But attempts to find compelling extralogical principles that can provide us with perfect knowledge of abstractmathematical objects have largely stalled…. It seems likely that if one is aiming to justify one's axioms and basic concepts on broader grounds, one will ultimately have to attend to the roles they play in organizing our mathematical knowledge, and the role that knowledge plays in organizing and structuring our scientific experiences. [Avigad 2010]

We renounced on page 11 Tarski's goal of creating a methodology of the deductive sciences. More modestly, we have argued directly for the significance in mathematics of a particular methodology – formalization. In this last part, we heed Avigad's admonition and ‘attend to the role our concepts’ play in organizing mathematical knowledge. Having adopted a stance of local foundations, the choice of those axioms will be a part of the organization.

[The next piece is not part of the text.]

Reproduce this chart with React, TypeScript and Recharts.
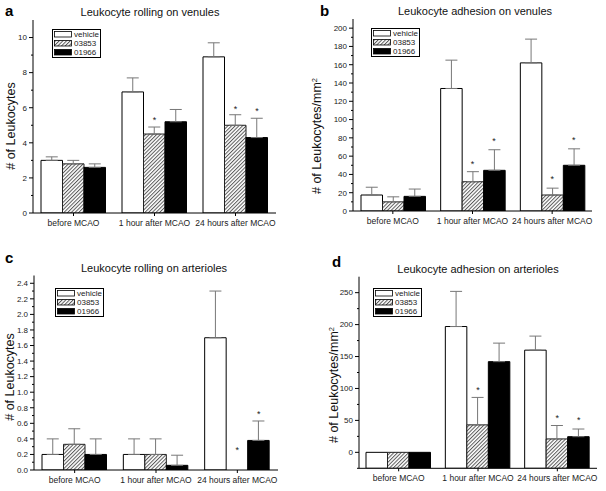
import React from 'react';
import { BarChart, Bar, XAxis, YAxis, ErrorBar, ReferenceDot, Legend } from 'recharts';

const categories = ['before MCAO', '1 hour after MCAO', '24 hours after MCAO'];
const seriesNames = ['vehicle', '03853', '01966'];
const noStars = [null, null, null];

// Panel a: Leukocyte rolling on venules
const aVehicle = [3.0, 6.9, 8.9];
const aVehicleErr = [0.2, 0.8, 0.8];
const a03853 = [2.8, 4.5, 5.0];
const a03853Err = [0.2, 0.4, 0.6];
const a01966 = [2.6, 5.2, 4.3];
const a01966Err = [0.2, 0.7, 1.1];
const aStar03853 = [null, 5.4, 6.05];
const aStar01966 = [null, null, 5.9];
const aMajorTicks = [0, 2, 4, 6, 8, 10];
const aMinorTicks = [1, 3, 5, 7, 9];

// Panel b: Leukocyte adhesion on venules
const bVehicle = [17.5, 134, 162];
const bVehicleErr = [8.5, 31, 26];
const b03853 = [10, 32, 17.5];
const b03853Err = [5.5, 11, 7.5];
const b01966 = [16, 44.5, 50];
const b01966Err = [8, 22.5, 18];
const bStar03853 = [null, 54, 37];
const bStar01966 = [null, 78.5, 80];
const bMajorTicks = [0, 20, 40, 60, 80, 100, 120, 140, 160, 180, 200];
const bMinorTicks = [10, 30, 50, 70, 90, 110, 130, 150, 170, 190];

// Panel c: Leukocyte rolling on arterioles
const cVehicle = [0.2, 0.2, 1.7];
const cVehicleErr = [0.2, 0.2, 0.6];
const c03853 = [0.33, 0.2, 0];
const c03853Err = [0.2, 0.2, 0];
const c01966 = [0.2, 0.06, 0.38];
const c01966Err = [0.2, 0.13, 0.25];
const cStar03853 = [null, null, 0.28];
const cStar01966 = [null, null, 0.75];
const cMajorTicks = [0, 0.2, 0.4, 0.6, 0.8, 1.0, 1.2, 1.4, 1.6, 1.8, 2.0, 2.2, 2.4];
const cMinorTicks = [0.1, 0.3, 0.5, 0.7, 0.9, 1.1, 1.3, 1.5, 1.7, 1.9, 2.1, 2.3];

// Panel d: Leukocyte adhesion on arterioles
const dVehicle = [0, 197, 160];
const dVehicleErr = [0, 55, 22];
const d03853 = [0, 43, 21];
const d03853Err = [0, 43, 21];
const d01966 = [0, 142, 24.5];
const d01966Err = [0, 29, 12];
const dStar03853 = [null, 101, 57];
const dStar01966 = [null, null, 53];
const dMajorTicks = [0, 50, 100, 150, 200, 250];
const dMinorTicks = [-25, 25, 75, 125, 175, 225];

const FONT = '"Liberation Sans", Arial, Helvetica, sans-serif';
const BAR = 21.5;
const XH = 20;
const Y_TICK_SIZE = 4;
const Y_TICK_MARGIN = 2;

const panels = [
  {
    id: 'a', left: 0, top: 0, h: 245,
    plot: { left: 33, right: 276, top: 20, bottom: 213 },
    domain: [0, 11],
    values: [aVehicle, a03853, a01966],
    errs: [aVehicleErr, a03853Err, a01966Err],
    stars: [noStars, aStar03853, aStar01966],
    major: aMajorTicks, minor: aMinorTicks,
    fmt: (v: number) => String(v),
    legend: [52, 29],
  },
  {
    id: 'b', left: 303, top: 0, h: 245,
    plot: { left: 50, right: 289, top: 19, bottom: 211 },
    domain: [0, 210],
    values: [bVehicle, b03853, b01966],
    errs: [bVehicleErr, b03853Err, b01966Err],
    stars: [noStars, bStar03853, bStar01966],
    major: bMajorTicks, minor: bMinorTicks,
    fmt: (v: number) => String(v),
    legend: [68, 28],
  },
  {
    id: 'c', left: 0, top: 245, h: 246,
    plot: { left: 34, right: 278, top: 30.5, bottom: 225 },
    domain: [0, 2.5],
    values: [cVehicle, c03853, c01966],
    errs: [cVehicleErr, c03853Err, c01966Err],
    stars: [noStars, cStar03853, cStar01966],
    major: cMajorTicks, minor: cMinorTicks,
    fmt: (v: number) => v.toFixed(1),
    legend: [55, 43],
  },
  {
    id: 'd', left: 303, top: 245, h: 246,
    plot: { left: 56, right: 294, top: 31.7, bottom: 223.3 },
    domain: [-25, 275],
    values: [dVehicle, d03853, d01966],
    errs: [dVehicleErr, d03853Err, d01966Err],
    stars: [noStars, dStar03853, dStar01966],
    major: dMajorTicks, minor: dMinorTicks,
    fmt: (v: number) => String(v),
    legend: [70, 43],
  },
];

function makeYTick(major: number[], fmt: (v: number) => string) {
  return (props: any) => {
    const { x, y, payload } = props;
    const v = payload.value;
    const isMajor = major.some((m) => Math.abs(m - v) < 1e-9);
    const ax = x + Y_TICK_MARGIN + Y_TICK_SIZE;
    return (
      <g>
        <line x1={ax - (isMajor ? 4 : 2)} x2={ax} y1={y} y2={y} stroke="#000" strokeWidth={1} />
        {isMajor && (
          <text x={x} y={y} dy="0.35em" textAnchor="end" fontSize={8} fill="#222">
            {fmt(v)}
          </text>
        )}
      </g>
    );
  };
}

function LegendBox({ payload }: any) {
  const items = [...(payload || [])].sort(
    (p: any, q: any) => seriesNames.indexOf(p.value) - seriesNames.indexOf(q.value)
  );
  return (
    <svg width={49} height={29} style={{ display: 'block' }}>
      <rect x={0.5} y={0.5} width={48} height={28} fill="#fff" stroke="#000" strokeWidth={1} />
      {items.map((p: any, i: number) => (
        <g key={i}>
          <rect x={2.5} y={2.5 + i * 9} width={17} height={5.5} fill={p.color} stroke="#000" strokeWidth={0.8} />
          <text x={22} y={2.5 + i * 9 + 5.8} fontSize={8} fill="#222" fontFamily={FONT}>
            {p.value}
          </text>
        </g>
      ))}
    </svg>
  );
}

function Panel({ cfg }: any) {
  const base = cfg.domain[0];
  const data = categories.map((cat, i) => {
    const row: any = { cat };
    cfg.values.forEach((vals: number[], k: number) => {
      row[`v${k}`] = [base, vals[i]];
      const e = cfg.errs[k][i];
      row[`e${k}`] = e ? [0, e] : null;
    });
    return row;
  });
  const hatchId = `hatch-${cfg.id}`;
  const fills = ['#ffffff', `url(#${hatchId})`, '#000000'];
  const strokes = ['#000', '#222', '#000'];
  const YTick = makeYTick(cfg.major, cfg.fmt);
  const ticks = [...cfg.major, ...cfg.minor].sort((p, q) => p - q);
  return (
    <div style={{ position: 'absolute', left: cfg.left, top: cfg.top, width: 303, height: cfg.h }}>
      <BarChart
        width={303}
        height={cfg.h}
        data={data}
        margin={{ top: cfg.plot.top, right: 303 - cfg.plot.right, left: 0, bottom: cfg.h - cfg.plot.bottom - XH }}
        barGap={0}
        barSize={BAR}
      >
        <defs>
          <pattern id={hatchId} width={2.6} height={2.6} patternUnits="userSpaceOnUse" patternTransform="rotate(45)">
            <rect width={2.6} height={2.6} fill="#fff" />
            <line x1={0.5} y1={0} x2={0.5} y2={2.6} stroke="#5a5a5a" strokeWidth={1} />
          </pattern>
        </defs>
        <XAxis
          dataKey="cat"
          height={XH}
          interval={0}
          stroke="#000"
          tickSize={3}
          tickMargin={4}
          tick={{ fontSize: 8.5, fill: '#222' }}
        />
        <YAxis
          type="number"
          width={cfg.plot.left}
          domain={cfg.domain}
          ticks={ticks}
          interval={0}
          stroke="#000"
          tickLine={false}
          tickSize={Y_TICK_SIZE}
          tickMargin={Y_TICK_MARGIN}
          tick={YTick}
          allowDataOverflow
        />
        {seriesNames.map((name, k) => (
          <Bar
            key={name}
            dataKey={`v${k}`}
            name={name}
            fill={fills[k]}
            stroke={strokes[k]}
            strokeWidth={1}
            isAnimationActive={false}
          >
            <ErrorBar dataKey={`e${k}`} direction="y" width={6} stroke="#777" strokeWidth={1} />
          </Bar>
        ))}
        {cfg.stars.map((arr: (number | null)[], k: number) =>
          arr.map((s, i) =>
            s == null ? null : (
              <ReferenceDot
                key={`star-${k}-${i}`}
                x={categories[i]}
                y={s}
                r={0}
                ifOverflow="visible"
                shape={(p: any) => (
                  <text x={p.cx + (k - 1) * BAR} y={p.cy + 5} textAnchor="middle" fontSize={9} fill="#222">
                    *
                  </text>
                )}
              />
            )
          )
        )}
        <Legend
          layout="vertical"
          align="center"
          verticalAlign="middle"
          wrapperStyle={{ left: cfg.legend[0], top: cfg.legend[1], width: 49, height: 29, lineHeight: 0 }}
          content={(props: any) => <LegendBox payload={props.payload} />}
        />
      </BarChart>
    </div>
  );
}

export default function App() {
  const titleStyle = { fontSize: 11, fill: '#111' };
  return (
    <div
      style={{
        position: 'absolute',
        left: 0,
        top: 0,
        width: 606,
        height: 491,
        background: '#fff',
        fontFamily: FONT,
        overflow: 'hidden',
      }}
    >
      {panels.map((cfg) => (
        <Panel key={cfg.id} cfg={cfg} />
      ))}
      <svg
        width={606}
        height={491}
        style={{ position: 'absolute', left: 0, top: 0, pointerEvents: 'none' }}
        fontFamily={FONT}
      >
        <text x={5} y={16} fontSize={15} fontWeight="bold" fill="#000">a</text>
        <text x={320} y={16} fontSize={15} fontWeight="bold" fill="#000">b</text>
        <text x={5} y={263} fontSize={15} fontWeight="bold" fill="#000">c</text>
        <text x={332} y={267} fontSize={15} fontWeight="bold" fill="#000">d</text>

        <text x={150} y={15.5} textAnchor="middle" {...titleStyle}>Leukocyte rolling on venules</text>
        <text x={475} y={15} textAnchor="middle" {...titleStyle}>Leukocyte adhesion on venules</text>
        <text x={154} y={272} textAnchor="middle" {...titleStyle}>Leukocyte rolling on arterioles</text>
        <text x={478} y={273} textAnchor="middle" {...titleStyle}>Leukocyte adhesion on arterioles</text>

        <text x={14.5} y={126} textAnchor="middle" fontSize={12.5} fill="#111" transform="rotate(-90 14.5 126)">
          # of Leukocytes
        </text>
        <text x={321} y={136} textAnchor="middle" fontSize={12.5} fill="#111" transform="rotate(-90 321 136)">
          # of Leukocytes/mm<tspan dy="-0.5em" fontSize="0.6em">2</tspan>
        </text>
        <text x={13.5} y={377} textAnchor="middle" fontSize={12.5} fill="#111" transform="rotate(-90 13.5 377)">
          # of Leukocytes
        </text>
        <text x={338} y={385} textAnchor="middle" fontSize={12.5} fill="#111" transform="rotate(-90 338 385)">
          # of Leukocytes/mm<tspan dy="-0.5em" fontSize="0.6em">2</tspan>
        </text>
      </svg>
    </div>
  );
}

In Chapter 12 we explore the role of formalization in evaluating the purity of proofs, focusing on Hilbert's analysis of Desargues’ theorem, and conclude such a method is not sufficient. In Chapter 13, we consider Shelah's method of finding dividing lines as a general technique in developing an area of mathematics. We distinguish definition, classification, and taxonomy as different modes of organizing information and identify Shelah's dividing as creating a taxonomy.While Shelah originally applied his strategy only to the classification of first order formal theories, the technique readily extends to the formalism-free notion of abstract elementary class. Chapter 14 acts as a foil to the rest of the book. As opposed to our emphasis on the fruitfulness of formalizing mathematics, in this chapter we elaborate Kennedy's notion [Kennedy 2013] of formalism-freeness. It might seem that formalism-freeness is incompatible with the syntax–semantics distinction fundamental to model theory. We argue otherwise by considering several formalism-free approaches to specific areas of model theory that are formulated entirely semantically. Finally, we return to the relation between set theory and model theory by outlining connections of work in abstract elementary classes with large cardinal hypotheses. Chapter 15 rehearses the main points of the book to show how they support the argument.